Mais c’est l’écrit qui est demeuré, tout au long de sa vie, au centre de ses préoccupations. D’abord comme lecteur. Comme promoteur également, notamment en montant avec d’autres militants une bibliothèque syndicale au sein de la section CFDT de Lyon-gare et en participant aux activités de la librairie libertaire lyonnaise La Gryffe à partir de 1978. Comme éditeur enfin, en faisant partie du groupe qui s’est rassemblé en 1975 pour lancer les éditions Fédérop. Il en dirigea, jusqu’à son départ en décembre 1977 à la suite de dissensions coutumières dans l’extrême gauche lyonnaise, la collection « Des travailleurs eux-mêmes » dont l’objectif, expliquait-il, était « de permettre aux exploités de s’exprimer avec leur propre langage ». Parmi d’autres ouvrages, c’est dans cette collection qu’il édita, après l’avoir traduit (avec Jean-Paul Cortada), L’espoir demeure. Les commissions ouvrières de Barcelone.

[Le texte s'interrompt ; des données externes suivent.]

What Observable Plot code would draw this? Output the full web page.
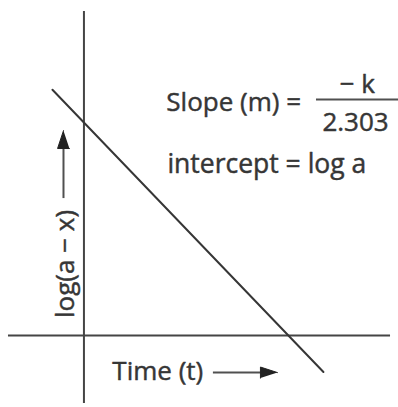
<!DOCTYPE html>
<html><head><meta charset="utf-8">
<script src="https://cdn.jsdelivr.net/npm/d3@7"></script>
<script src="https://cdn.jsdelivr.net/npm/@observablehq/plot@0.6"></script>
<style>html,body{margin:0;padding:0;background:#fff} svg{display:block}</style>
</head><body><div id="chart"></div>
<script>
// Data
const timeValues = [-1.54, 11.71];
const logValues = [11.54, -1.71];
const slopeLabel = "Slope (m) =";
const numeratorLabel = "\u2212 k";
const denominatorLabel = "2.303";
const interceptLabel = "intercept = log a";
const yLabel = "log(a \u2212 x)";
const xLabel = "Time (t)";

const lineData = timeValues.map((t, i) => ({t, v: logValues[i]}));
const ink = "#363636";
const font = "'Open Sans', sans-serif";

const triangles = [
  {id: "y", x: -1.0, y: 9.62}, {id: "y", x: -1.29, y: 8.78}, {id: "y", x: -0.71, y: 8.78},
  {id: "x", x: 9.46, y: -1.74}, {id: "x", x: 8.63, y: -1.48}, {id: "x", x: 8.63, y: -2.0}
];

const textStyle = {lineAnchor: "bottom", fontSize: 26, fill: ink, stroke: ink, strokeWidth: 0.45};

const chart = Plot.plot({
  width: 398,
  height: 407,
  margin: 0,
  x: {domain: [-4.08, 15.38], axis: null},
  y: {domain: [-3.38, 15.73], axis: null},
  style: {fontFamily: font, background: "#fff"},
  marks: [
    Plot.ruleX([0], {y1: -3.19, y2: 15.21, stroke: "#454545", strokeWidth: 2}),
    Plot.ruleY([0], {x1: -3.69, x2: 14.99, stroke: "#454545", strokeWidth: 2}),
    Plot.line(lineData, {x: "t", y: "v", stroke: ink, strokeWidth: 2}),
    // y arrow
    Plot.ruleX([-1.0], {y1: 6.43, y2: 8.9, stroke: "#505050", strokeWidth: 2}),
    // x arrow
    Plot.ruleY([-1.74], {x1: 6.33, x2: 8.7, stroke: "#505050", strokeWidth: 2}),
    Plot.line(triangles, {x: "x", y: "y", z: "id", fill: "#222", stroke: "#222", strokeWidth: 1}),
    // fraction bar
    Plot.ruleY([11.08], {x1: 11.37, x2: 15.38, stroke: "#505050", strokeWidth: 2}),
    Plot.text([slopeLabel], {x: 4.03, y: 10.56, text: d => d, textAnchor: "start", ...textStyle}),
    Plot.text([numeratorLabel], {x: 13.37, y: 11.41, text: d => d, textAnchor: "middle", ...textStyle}),
    Plot.text([denominatorLabel], {x: 13.28, y: 9.62, text: d => d, textAnchor: "middle", ...textStyle}),
    Plot.text([interceptLabel], {x: 4.08, y: 7.61, text: d => d, textAnchor: "start", ...textStyle, fontSize: 26.5}),
    Plot.text([yLabel], {x: -0.51, y: 3.36, text: d => d, rotate: -90, textAnchor: "middle", ...textStyle}),
    Plot.text([xLabel], {x: 1.39, y: -2.07, text: d => d, textAnchor: "start", ...textStyle})
  ]
});
document.getElementById("chart").append(chart);
</script>
</body></html>
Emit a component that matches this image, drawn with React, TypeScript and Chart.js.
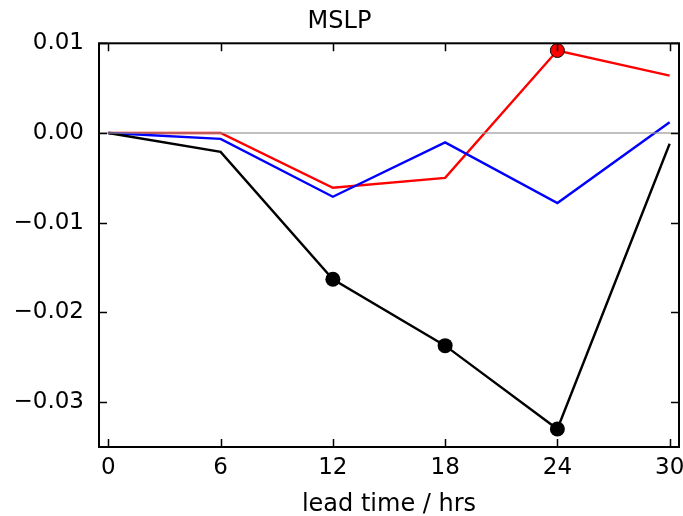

Mais c’est aussi par l’écriture qu’il montrait à quel point le livre lui paraissait un élément important d’émancipation. Après son roman sur la guerre d’Algérie, il rédigea avant 1968 Dans un bien-être sûr, roman populiste fort peu édifiant qui décrit le milieu des travailleurs du centre de tri. Puis il se lança, en pleine période du gauchisme, dans l’écriture de Vivre Quoi ?, qui narre de manière assez misérabiliste la vie d’ouvriers immigrés dans une banlieue de grands ensembles sur fond de lutte idéologique entre l’extrême gauche et le Parti communiste. Il écrit ensuite Tous les chevaux ont couru, polar politique assez désespéré dont l’action se situe lors d’un conflit social. Et s’il est impossible de dresser une liste des nombreux articles qu’il a écrits, ne serait-ce que parce que la plupart n’était pas signés, il rédigea à la fin des années 1980 une autobiographie, Ni Dieu ni Maire De Charléty aux moutons noirs, qui s’attarde sur son expérience au sein de la CFDT. Ces deux derniers ouvrages sont édités par les éditions La Digitale qu’animait à Quimperlé son ami Jean-Jacques Cellier, qu’il avait connu dans un cadre militant à la fin des années 1960.
Georges Valero est décédé à Nice le 6 mai 1990.
Il a eu quatre enfants nés en 1957 (Myriam), 1967 (Valérie), 1975 (Rachel) et 1976 (Manuel).
ŒUVRE (par ordre chronologique d’écriture) : La Méditerranée traversait la France, Grenoble, Presses universitaires de Grenoble, 1980 ; Dans un bien-être sûr, Lyon, Fédérop, 1975 ; Vivre Quoi ?(roman inédit) ; Tous les chevaux ont couru, Quimperlé, La Digitale, 1989 ; Ni Dieu ni Maire. De Charléty aux moutons noirs, La Digitale, Quimperlé, 1989.